Thank you to everyone who reached out over the past week and a half, as you’ve heard the news of the shootings at UVA. Having two sons at the University of Virginia, one of whom is on the football team, both of whom are safe, has been a welcome reminder to our family of how much we have to be thankful for.
Thanksgiving is reflexive, healthy, and commonly misunderstood.
Thanksgiving and Grammar
I live a weird life being both an editor and an executive coach. In the coaching world, gratitude has been all the rage for a few years—morning moments of gratitude, gratitude journals, listing five things that you're thankful for every day. In the editorial world, thanksgiving will be used incorrectly 95% of the times you hear it in the coming few days.
People use thanksgiving as if you can just “be thankful,” as if it is a state of being to be cultivated.

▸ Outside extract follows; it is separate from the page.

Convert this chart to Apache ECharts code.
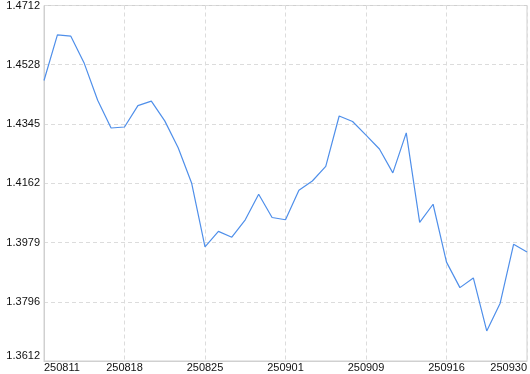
<!DOCTYPE html>
<html>
<head>
<meta charset="utf-8">
<script src="https://cdn.jsdelivr.net/npm/echarts@6/dist/echarts.min.js"></script>
<style>
html,body{margin:0;padding:0;background:#fff;}
#c{width:530px;height:374px;}
</style>
</head>
<body>
<div id="c"></div>
<script>
const categories = [
  '250811','250812','250813','250814','250815','250816','250818',
  '250819','250820','250821','250822','250823','250825',
  '250826','250827','250828','250829','250830','250901',
  '250902','250903','250904','250905','250908','250909',
  '250910','250911','250912','250913','250915','250916',
  '250917','250918','250919','250922','250923','250930'
];
const values = [
  1.4480, 1.4621, 1.4617, 1.4533, 1.4419, 1.4333, 1.4336,
  1.4402, 1.4416, 1.4355, 1.4272, 1.4163, 1.3965,
  1.4013, 1.3995, 1.4049, 1.4128, 1.4056, 1.4049,
  1.4140, 1.4169, 1.4214, 1.4370, 1.4353, 1.4311,
  1.4268, 1.4194, 1.4318, 1.4041, 1.4097, 1.3918,
  1.3839, 1.3869, 1.3705, 1.3791, 1.3973, 1.3949
];
const yMin = 1.3612, yMax = 1.4712;
const yTicks = [1.3612, 1.3796, 1.3979, 1.4162, 1.4345, 1.4528, 1.4712];

const chart = echarts.init(document.getElementById('c'), null, {renderer: 'canvas'});
const font = {fontFamily: 'Liberation Sans', fontSize: 11, color: '#111'};
chart.setOption({
  animation: false,
  backgroundColor: '#fff',
  grid: {left: 44, right: 1, top: 1, bottom: 13, show: true, borderColor: '#d0d0d0', borderWidth: 1, containLabel: false},
  xAxis: {
    type: 'category',
    data: categories,
    boundaryGap: false,
    axisLine: {lineStyle: {color: '#d0d0d0'}},
    axisTick: {show: false},
    axisLabel: Object.assign({}, font, {
      interval: 5, margin: 1,
      alignMinLabel: 'left', alignMaxLabel: 'right'
    }),
    splitLine: {show: true, lineStyle: {color: '#dcdcdc', type: [4, 3]}}
  },
  yAxis: {
    type: 'value',
    min: yMin, max: yMax,
    interval: (yMax - yMin) / 6,
    axisLine: {show: true, lineStyle: {color: '#d0d0d0'}},
    axisTick: {show: false},
    axisLabel: Object.assign({}, font, {
      margin: 4,
      formatter: function (v) {
        let best = yTicks[0];
        for (const t of yTicks) if (Math.abs(t - v) < Math.abs(best - v)) best = t;
        return best.toFixed(4);
      },
      verticalAlignMinLabel: 'bottom', verticalAlignMaxLabel: 'top'
    }),
    splitLine: {show: true, lineStyle: {color: '#dcdcdc', type: [4, 3]}}
  },
  series: [{
    type: 'line',
    data: values,
    showSymbol: false,
    symbol: 'none',
    lineStyle: {color: '#4f8fea', width: 1.2},
    itemStyle: {color: '#4f8fea'}
  }]
});
</script>
</body>
</html>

The problem is that thanksgiving is a transitive gerund. A gerund is “the present participle of a verb (with its -ing ending) functioning as a noun in the sentence.”1 And a transitive (rather than intransitive) gerund must have an object.
In other words, you cannot just be thankful, you must be thankful to someone. In thanks-giving, you must be giving-thanks to someone or something. As a theological editor, I know that all thanksgiving ultimately takes God as its object—the God who is the giver of every good gift. But at a very practical level, every English speaker is presented with a grammatical dilemma at least once a year.
If you’re thankful, to whom are you thankful?
Leaders, encourage a culture of gratitude in your organization’s culture. But more than that, make sure your thanksgiving has an object.
Bryan A. Garner, The Chicago Guide to Grammar, Usage, and Punctuation (Chicago: University of Chicago Press, 2016). Kindle Edition, loc. 4977 of 18710.